Subject Re: Windows/Linux Cross-Platform On-Disk-Structure Question!
Author nathan_probst
Helen -

Thank you for your prompt and excellent response! Also, thank you for
The Firebird Book...that was alot of work to put together!

We are in the fortunate situation of having the exact same hardware
platform in both instances. FAT32 was chosen as a filesystem that
both Win32 and Linux have in common. As far as I know, there are no
others that meet that criteria. However, I'm intrigued by the raw
partition option! Where can I learn more? Does this work under both
Linux and Win32? How stable is the Beta? ;-)

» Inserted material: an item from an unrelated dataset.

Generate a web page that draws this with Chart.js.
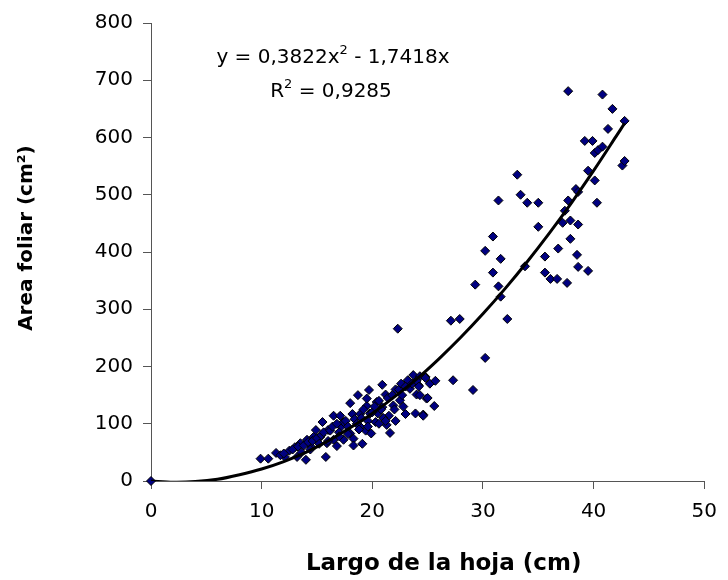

Again, thanks for answering my questions and making me feel welcome in
the Firebird world.

Nathan

--- In firebird-support@yahoogroups.com, Helen Borrie <helebor@t...>
wrote:
>
> At 08:41 AM 29/01/2006, you wrote:
> >Hello All -
> >
> >This is my first posting to firebird-support. I'm just learning about
> >FB and all that is possible...and I have one very important question:
> >
> >"Is the ODS (on-disk-structure) of the Windows server compatible with
> >the ODS used by the Linux server?"
>
> The short answer is Yes.
>
>
> >My company intends to develop a device that can plug into both Windows
> >and Linux machines. This device needs to contain a powerful RDBMS
> >(residing on a FAT32 filesystem) such that the info stored under one
> >OS is available on the other OS. The RDBMS needs to be as
> >resource-efficient as possible (which rules out a Java solution). So
> >far, FB is the only option I've located. But, I'm unsure if the ODS
> >is compatible between OS's.
>
> Cross-compatibility of the ODS depends on the hardware. As long as
> both servers are writing to their databases from hardware-compatible
> hosts, e.g. Intel 32, AMD 32, then the ODS is compatible.
>
> What I can't predict (though someone else will step in here to
> comment) is what will happen if 64-bit chips are in the
> equation. Current distros of Firebird are all 32-bit applications,
> which a Windows and some Linux distros will run transparently as
> 32-bit. I have no idea what happens when a 64-bit OS writes to or
> reads from a FAT32 filesystem.
>
> However, I'm nervous about "residing on a FAT32 filesystem", simply
> because, in my ignorance, I suspect that Linux systems accessing
> local FAT32 partitions do so via the NFS. That is, although the
> FAT32 partition is physically local, the OS treats it as a network
partition.
>
> If I'm right about this (and I'm ready to be wrong about it!), then
> you won't be able to use the database safely from Linux. It's not a
> question of the ODS, but how I/O is controlled. I believe Linux can
> read and write at file-level to a non-native partition, but would
> come to grief when trying to operate on block addresses within a
> file, or to allocate more blocks to the file.
>
> All that said, I've opened databases residing on flash disks from
> both Classic on Linux and Superserver on Windows, albeit as a single
> user, really only to the extent of proving it could be done.
>
> Firebird also has the ability to make a database read-only - this is
> a database attribute, not to be confused with the read-only attribute
> of a file. A read-only database *can* safely be read from a network
> partition. You need to set a parameter in firebird.conf to enable this.
>
> And because I can't tell from your description whether the intent is
> to attempt to access the same database for writes concurrently from
> both Windows and Linux, I will tell you now that this is a big No-No,
> even though it is possible to configure both servers to allow it.
>
> Possibly your final answer will be found in the capability of
> Firebird 2 (currently in Beta) to store and access databases on a
> raw device. It would certainly be nice (from our POV) to have
> someone putting this feature to a real-life test.